Besondere Aufmerksamkeit

Vor der Probe hat Andrees jede*n Teilnehmer*in einzeln begrüßt – mal mit einer Umarmung, mal mit einem High-Five. Dieses gute Verhältnis musste sie sich lange erarbeiten, wird sie später erzählen. „Anfangs bin ich gnadenlos gescheitert. Bis ich verstanden habe, wie ich mit der Gruppe arbeiten muss.“ Die Artist*Innen benötigen besondere Aufmerksamkeit, sie kann ihre Ideen nicht immer genau so umsetzen, wie sie sich das vorstellt. „Wir arbeiten zusammen daran, es ist ein fließender Prozess“, berichtet Andrees. „Sarah zum Beispiel möchte eine große Artistin werden.
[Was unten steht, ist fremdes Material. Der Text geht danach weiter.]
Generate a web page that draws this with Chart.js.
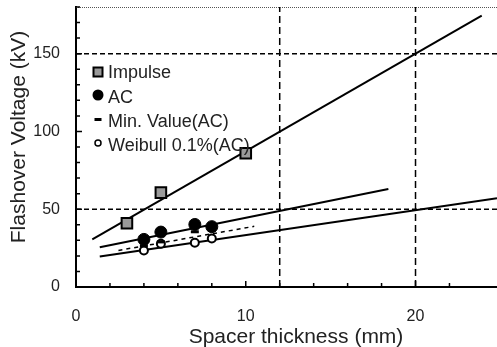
<!DOCTYPE html>
<html lang="en">
<head>
  <meta charset="UTF-8" />
  <title>Flashover Voltage vs Spacer thickness</title>
  <style>
    * { box-sizing: border-box; margin: 0; padding: 0; }
    html, body { background: #fff; overflow: hidden; }
    canvas { display: block; }
  </style>
</head>
<body>
  <canvas id="chart" width="497" height="347"></canvas>

  <script src="https://cdn.jsdelivr.net/npm/chart.js"></script>
  <script>
// measured points (mm, kV)
const impulseX = [3, 5, 10];
const impulseY = [41, 60.7, 86];
const acX = [4, 5, 7, 8];
const acY = [30.6, 35.3, 40.2, 38.8];
const minX = [4, 5, 7, 8];
const minY = [26.5, 29, 35.5, 36.5];
const weibullX = [4, 5, 7, 8];
const weibullY = [23.5, 27.8, 28.5, 31.2];

// fitted lines, end points
const impulseFitX = [0.96, 23.9];
const impulseFitY = [30.6, 174.5];
const acFitX = [1.4, 18.4];
const acFitY = [25.5, 63];
const minFitX = [2.5, 10.5];
const minFitY = [23.5, 39];
const weibullFitX = [1.4, 24.8];
const weibullFitY = [19.6, 57];

// dashed reference lines
const refX = [12, 20];
const refY = [50, 150];

const xMax = 24.8;
const yMax = 180;
const xTickLabels = [0, 10, 20];
const yTickLabels = [0, 50, 100, 150];

const legendItems = ['Impulse', 'AC', 'Min. Value(AC)', 'Weibull 0.1%(AC)'];
const xTitle = 'Spacer thickness (mm)';
const yTitle = 'Flashover Voltage (kV)';

const FONT = "'Liberation Sans', Arial, sans-serif";
const TXT = '#222';

const pts = (xs, ys) => xs.map((x, i) => ({ x, y: ys[i] }));

const fitLine = (xs, ys, dash) => ({
  type: 'line',
  data: pts(xs, ys),
  borderColor: '#000',
  borderWidth: dash ? 1.5 : 2,
  borderDash: dash || [],
  pointRadius: 0,
  fill: false,
  order: 5
});

const refDatasets = [
  ...refX.map(v => ({
    type: 'line', data: [{ x: v, y: 0 }, { x: v, y: yMax }],
    borderColor: '#000', borderWidth: 1.5, borderDash: [7, 4], pointRadius: 0, order: 9
  })),
  ...refY.map(v => ({
    type: 'line', data: [{ x: 0, y: v }, { x: xMax, y: v }],
    borderColor: '#000', borderWidth: 1.5, borderDash: [5, 3], pointRadius: 0, order: 9
  }))
];

// inward ticks, dotted top frame, axis titles and the in-plot legend
const decor = {
  id: 'decor',
  afterDraw(chart) {
    const { ctx, chartArea: a, scales: { x, y } } = chart;
    ctx.save();
    ctx.strokeStyle = '#555';
    ctx.lineWidth = 1;
    ctx.setLineDash([1, 1]);
    ctx.beginPath();
    ctx.moveTo(a.left, a.top + 0.5);
    ctx.lineTo(a.right, a.top + 0.5);
    ctx.stroke();
    ctx.setLineDash([]);

    ctx.strokeStyle = '#000';
    ctx.lineWidth = 1.5;
    ctx.beginPath();
    x.ticks.forEach(t => {
      if (t.value % 2) return;
      const px = x.getPixelForValue(t.value);
      const len = t.value % 10 ? 4 : 6;
      ctx.moveTo(px, a.bottom);
      ctx.lineTo(px, a.bottom - len);
    });
    y.ticks.forEach(t => {
      if (t.value % 10) return;
      const py = y.getPixelForValue(t.value);
      const len = t.value % 50 ? 4 : 6;
      ctx.moveTo(a.left, py);
      ctx.lineTo(a.left + len, py);
    });
    ctx.stroke();

    // axis titles
    ctx.font = '21px ' + FONT;
    ctx.fillStyle = TXT;
    ctx.textAlign = 'center';
    ctx.textBaseline = 'middle';
    ctx.fillText(xTitle, 296, 337);
    ctx.save();
    ctx.translate(19, 137);
    ctx.rotate(-Math.PI / 2);
    ctx.fillText(yTitle, 0, 0);
    ctx.restore();

    // legend
    const mx = a.left + 22, tx = a.left + 32;
    const rows = [a.top + 65, a.top + 90, a.top + 114, a.top + 138];
    ctx.font = '18px ' + FONT;
    ctx.textAlign = 'left';
    legendItems.forEach((t, i) => ctx.fillText(t, tx, rows[i] + 1));

    ctx.fillStyle = '#9a9a9a';
    ctx.strokeStyle = '#000';
    ctx.lineWidth = 2;
    ctx.fillRect(mx - 4.5, rows[0] - 4.5, 9, 9);
    ctx.strokeRect(mx - 4.5, rows[0] - 4.5, 9, 9);

    ctx.fillStyle = '#000';
    ctx.beginPath();
    ctx.arc(mx, rows[1] - 2, 5.5, 0, Math.PI * 2);
    ctx.fill();

    ctx.fillRect(mx - 3.5, rows[2] - 3, 7, 3);

    ctx.fillStyle = '#fff';
    ctx.lineWidth = 1.5;
    ctx.beginPath();
    ctx.arc(mx, rows[3] - 2, 3, 0, Math.PI * 2);
    ctx.fill();
    ctx.stroke();
    ctx.restore();
  }
};

new Chart(document.getElementById('chart'), {
  type: 'scatter',
  data: {
    datasets: [
      {
        label: 'Impulse', data: pts(impulseX, impulseY),
        pointStyle: 'rect', pointRadius: 7.5, pointBackgroundColor: '#9a9a9a',
        pointBorderColor: '#000', pointBorderWidth: 2, order: 1
      },
      {
        label: 'AC', data: pts(acX, acY),
        pointStyle: 'circle', pointRadius: 6, pointBackgroundColor: '#000',
        pointBorderColor: '#000', pointBorderWidth: 1, order: 2
      },
      {
        label: 'Min. Value(AC)', data: pts(minX, minY),
        pointStyle: 'line', pointRadius: 4, pointBorderColor: '#000',
        pointBorderWidth: 3, order: 2
      },
      {
        label: 'Weibull 0.1%(AC)', data: pts(weibullX, weibullY),
        pointStyle: 'circle', pointRadius: 4, pointBackgroundColor: '#fff',
        pointBorderColor: '#000', pointBorderWidth: 2, order: 2
      },
      fitLine(impulseFitX, impulseFitY),
      fitLine(acFitX, acFitY),
      fitLine(minFitX, minFitY, [4, 4]),
      fitLine(weibullFitX, weibullFitY),
      ...refDatasets
    ]
  },
  options: {
    responsive: false,
    animation: false,
    layout: { autoPadding: false, padding: { top: 7, right: 0, left: 0, bottom: 0 } },
    plugins: { legend: { display: false }, tooltip: { enabled: false } },
    scales: {
      x: {
        type: 'linear', min: 0, max: xMax,
        afterFit: s => { s.height = 60; s.paddingRight = 0; s.paddingLeft = 0; },
        grid: { display: false },
        border: { display: true, color: '#000', width: 2 },
        ticks: {
          stepSize: 2, autoSkip: false, maxRotation: 0, padding: 12,
          color: TXT, font: { family: FONT, size: 16 },
          callback: v => xTickLabels.includes(v) ? v : ''
        }
      },
      y: {
        type: 'linear', min: 0, max: yMax,
        afterFit: s => { s.width = 76; s.paddingTop = 0; s.paddingBottom = 0; },
        grid: { display: false },
        border: { display: true, color: '#000', width: 2 },
        ticks: {
          stepSize: 10, autoSkip: false, padding: 8,
          color: TXT, font: { family: FONT, size: 16 },
          callback: v => yTickLabels.includes(v) ? v : ''
        }
      }
    }
  },
  plugins: [decor]
});
  </script>
</body>
</html>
Deshalb haben wir zu Beginn der Show eine Sequenz eingebaut, wo sie allein auf einer Laufkugel steht und balanciert.“

Auch während der Proben ist spürbar, dass eine ständige Interaktion zwischen den Artist*innen und ihren Trainer*innen besteht. Persönliches Vertrauen spielt für viele Menschen mit Down-Syndrom eine große Rolle.

Aufgeregt? Nein …!

Hagen Häsler ist bereits seit 20 Jahren Artist beim Circus Sonnenstich. Zusammen mit Pigl-Andrees hat er angefangen, mittlerweile ist er 34. „Ich finde es super hier“, erzählt er strahlend. „Ich freu' mich einfach, hier zu sein.“ Auf die Frage, ob er aufgeregt ist vor dem großen Auftritt am Wochenende, schüttelt Häsler energisch den Kopf. „Wir haben das zu oft geprobt!“

Pigl-Andrees geht nach der Probe zu den Teilnehmern, um sich zu vergewissern, dass am Samstag alle pünktlich erscheinen. „Das Ganze ist selbst nach 20 Jahren eine Wahnsinnsgeschichte“, sagt Pigl-Andrees. „Also ich bin total aufgeregt.“ Felix stellt sich zu ihm, er möchte sich verabschieden. Pigl-Andrees umarmt ihn und sagt: „Bis Samstag!“

Dann läuft Felix los, diesmal alleine. Aber immer noch schmunzelnd.